Nilai kerugian masyarakat akibat investasi ilegal di Indonesia mencapai Rp117,4 triliun dalam satu dekade terakhir.
Puncaknya terjadi pada tahun 2011, dengan kerugian mencapai Rp68,62 triliun. Angkanya kemudian berkurang sebesar 88,4% menjadi Rp7,92 triliun pada 2012. Otoritas Jasa Keuangan (OJK) mengklaim penurunan ini terjadi berkat adanya penanganan dari Satuan Tugas (Satgas) Waspada Investasi.
Sejak adanya Satgas, kerugian akibat investasi ilegal selama periode 2012-2021 cenderung menurun.
Menurut OJK, sebaran kasus investasi ilegal terjadi hampir di seluruh wilayah di Indonesia, dengan kasus terbanyak terjadi di Pulau Jawa.
Adapun, jumlah entitas investasi ilegal yang telah ditangani OJK dalam lima tahun terakhir mencapai 1.053 entitas.
Pada 2017, ada 79 entitas investasi ilegal yang ditangani. Kemudian jumlahnya meningkat 106 entitas pada 2018 dan 442 entitas pada 2019. Pada 2020, jumlahnya menurun menjadi 347 entitas, dan 79 entitas pada 2021.
Menurut catatan OJK, ciri-ciri investasi ilegal adalah sebagai berikut:
Menjanjikan keuntungan tak wajar dalam waktu cepat
Menjanjikan bonus dari perekrutan anggota baru
Memanfaatkan tokoh masyarakat/agama/publik untuk menarik minat berinvestasi
Menyatakan bebas risiko
Legalitas tak jelas, seperti tidak memiliki izin usaha, memiliki izin kelembagaan tapi tak punya izin usaha, dan melakukan kegiatan yang tak sesuai dengan izin usaha yang dimiliki
OJK juga mencatat ada dua faktor utama penyebab terjadinya kasus investasi ilegal.

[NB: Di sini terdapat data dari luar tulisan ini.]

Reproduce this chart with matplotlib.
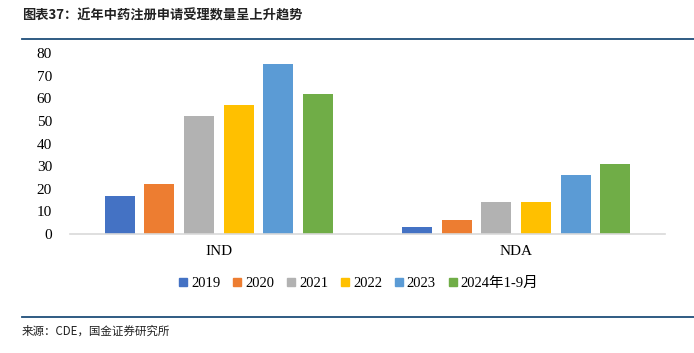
import numpy as np
import matplotlib.pyplot as plt
from matplotlib.lines import Line2D

# 数据
categories = ['IND', 'NDA']
series_names = ['2019', '2020', '2021', '2022', '2023', '2024年1-9月']
values = {
    '2019': [17, 3],
    '2020': [22, 6],
    '2021': [52, 14],
    '2022': [57, 14],
    '2023': [75, 26],
    '2024年1-9月': [62, 31],
}
colors = ['#4472C4', '#ED7D31', '#B2B2B2', '#FFC000', '#5B9BD5', '#70AD47']

plt.rcParams['font.family'] = ['Liberation Serif', 'Noto Sans CJK SC']

fig = plt.figure(figsize=(6.94, 3.53), dpi=100)
ax = fig.add_axes([70 / 694, 1 - 234 / 353, 595 / 694, 181 / 353])

x = np.arange(len(categories))
pitch = 0.133
width = 0.101
n = len(series_names)
for k, (name, c) in enumerate(zip(series_names, colors)):
    ax.bar(x + (k - (n - 1) / 2) * pitch, values[name], width, color=c, label=name, zorder=2)

ax.set_xlim(-0.5, 1.5)
ax.set_ylim(0, 80)
ax.set_yticks(range(0, 81, 10))
ax.set_xticks(x)
ax.set_xticklabels(categories, fontsize=11)
ax.tick_params(axis='y', length=0, labelsize=11, pad=13)
ax.tick_params(axis='x', length=0, pad=8)
for s in ['top', 'right', 'left']:
    ax.spines[s].set_visible(False)
ax.spines['bottom'].set_color('#D9D9D9')
ax.spines['bottom'].set_linewidth(1.2)

handles = [Line2D([], [], marker='s', ls='', color=c, markersize=5.5) for c in colors]
fig.legend(handles, series_names, loc='center', bbox_to_anchor=(359 / 694, 1 - 283 / 353),
           ncol=n, frameon=False, fontsize=10.5, handlelength=0.5, handletextpad=0.3,
           columnspacing=0.9)

# 标题与来源
fig.text(22 / 694, 1 - 16 / 353, '图表37：近年中药注册申请受理数量呈上升趋势',
         family=['Noto Sans CJK SC'], fontsize=9.5, fontweight='bold', color='#222222',
         va='center', ha='left')
fig.add_artist(Line2D([22 / 694, 1], [1 - 39 / 353] * 2, color='#1F4E79', lw=1.3))
fig.add_artist(Line2D([22 / 694, 1], [1 - 317 / 353] * 2, color='#1F4E79', lw=1.3))
fig.text(22 / 694, 1 - 331 / 353, '来源：CDE，国金证券研究所',
         family=['Noto Sans CJK SC'], fontsize=8.3, color='#222222', va='center', ha='left')

fig.savefig('out.png', dpi=100)
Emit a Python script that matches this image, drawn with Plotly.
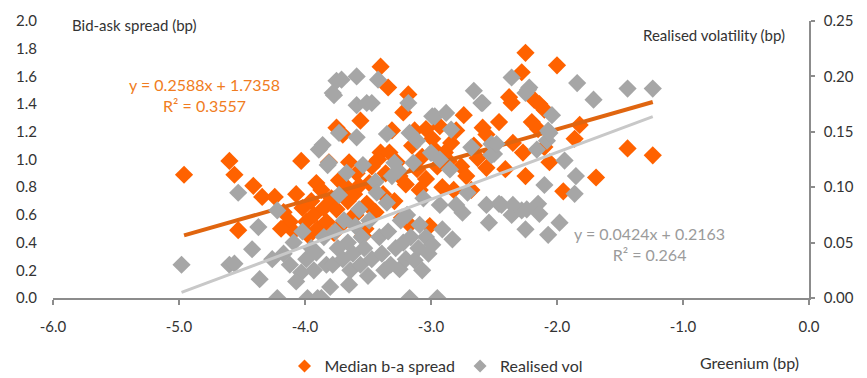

Pertama, dari sisi pelaku. Kemajuan teknologi sangat memudahkan pelaku untuk membuat aplikasi, web, dan penawaran melalui media sosial. Mereka juga bisa melakukan promosi digital dari server luar negeri sehingga sulit terlacak.
Kedua, dari sisi masyarakat. Banyak orang yang belum memahami kiat-kiat investasi, sehingga mudah tergiur dengan penawaran investasi berimbal hasil tinggi.